Ira Glass photo by ricky.montalvo.
I was driving to visit my 87-year-old Dad last Sunday, as I do every Sunday. It’s usually one of my NPR-listening times, and I caught the famous This American Life on the radio.
But there was a twist. Someone was interviewing Ira Glass, the host, instead of the other way around. If you aren’t familiar with the program, Ira Glass, in an inimitable voice, narrates oddball stories about regular people. He sounds like he was raised by intellectual Martians who expatriated to the Upper West Side of Manhattan. He actually grew up in Baltimore.
Ira Glass was talking about his pit bull, Piney. In his oh-too-blasé voice of bored neutrality, I actually sensed some emotion as Ira talked about the constantly muzzled, Prozac-taking, kangaroo-eating pit bull that has changed his and his wife’s life. Mostly for the worst.
You can listen to the relevant part of the show here (skip to 38:35):
Piney Has Already Attacked Children
In a nutshell, Ira and his wife adopted a pit bull pup some seven years ago, and took him to some kind of a wedding celebration with children soon after, where Piney bit two of them. The inference is that the wedding incident changed Piney forever. He has subsequently bitten both Ira and his wife, Anaheed, and several other people.
Ira referred to these bites as “nips.” Nancy Updike, the This American Life interviewer, insisted that if the act draws blood, it is a bite. Ira decided they should be classified as “bloody nips.”
- Don’t Miss: Warning Signs That a Dog Might Bite
The owners have sought multiple trainers and veterinary advice without improving Piney’s behavior to a socially acceptable level, and the dog’s health is a big problem as well.
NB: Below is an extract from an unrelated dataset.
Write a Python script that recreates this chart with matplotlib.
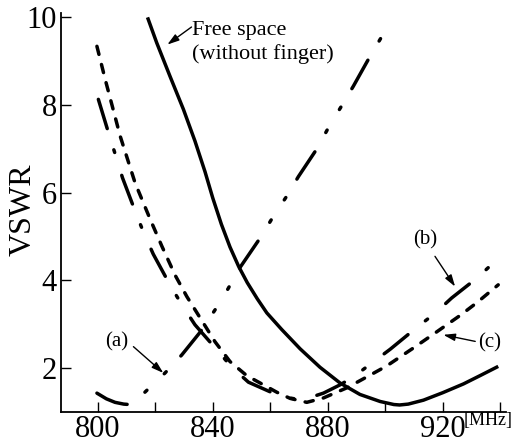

While it is clear Ira Glass is dedicated to this extremely problematic canine, he seems clueless, or irritatingly smug, about Piney being a walking time bomb.
No Visitors Allowed
Ira and his wife now live in a New York City apartment with Piney, in seclusion. No visitors allowed. When Piney sees the light of day, he is muzzled. Ira recounts an incident when, after an early-morning walk, he and Piney returned to the apartment and Piney turned on him. Ira believes the dog was guarding the sleeping wife. He tried to divert Piney’s attack into a tug-of-war play.
Cesar Millan-like trainers, or many less celebrated trainers with many differing philosophies, are probably tearing their hair out by this point in the broadcast.
Toward the end of the segment, the real meat of the problem came to light. How do Ira and his wife justify this type of existence, for them or the dog? Why do they keep doing it? That’s what Updike, a producer who has known Ira for a long time, couldn’t comprehend. Her lack of understanding offended, or seemed to hurt, Ira. This was his explanation:
“It’s really sweet to have this animal that trusts no one and is alone in this world except for us, and he trusts us.”
He raveled on about Piney’s helplessness and dependency.
The interviewer responded, “It’s interesting that you consider him helpless, though, since he lunges at you every day. And you see helplessness behind I think what other people see as aggression.”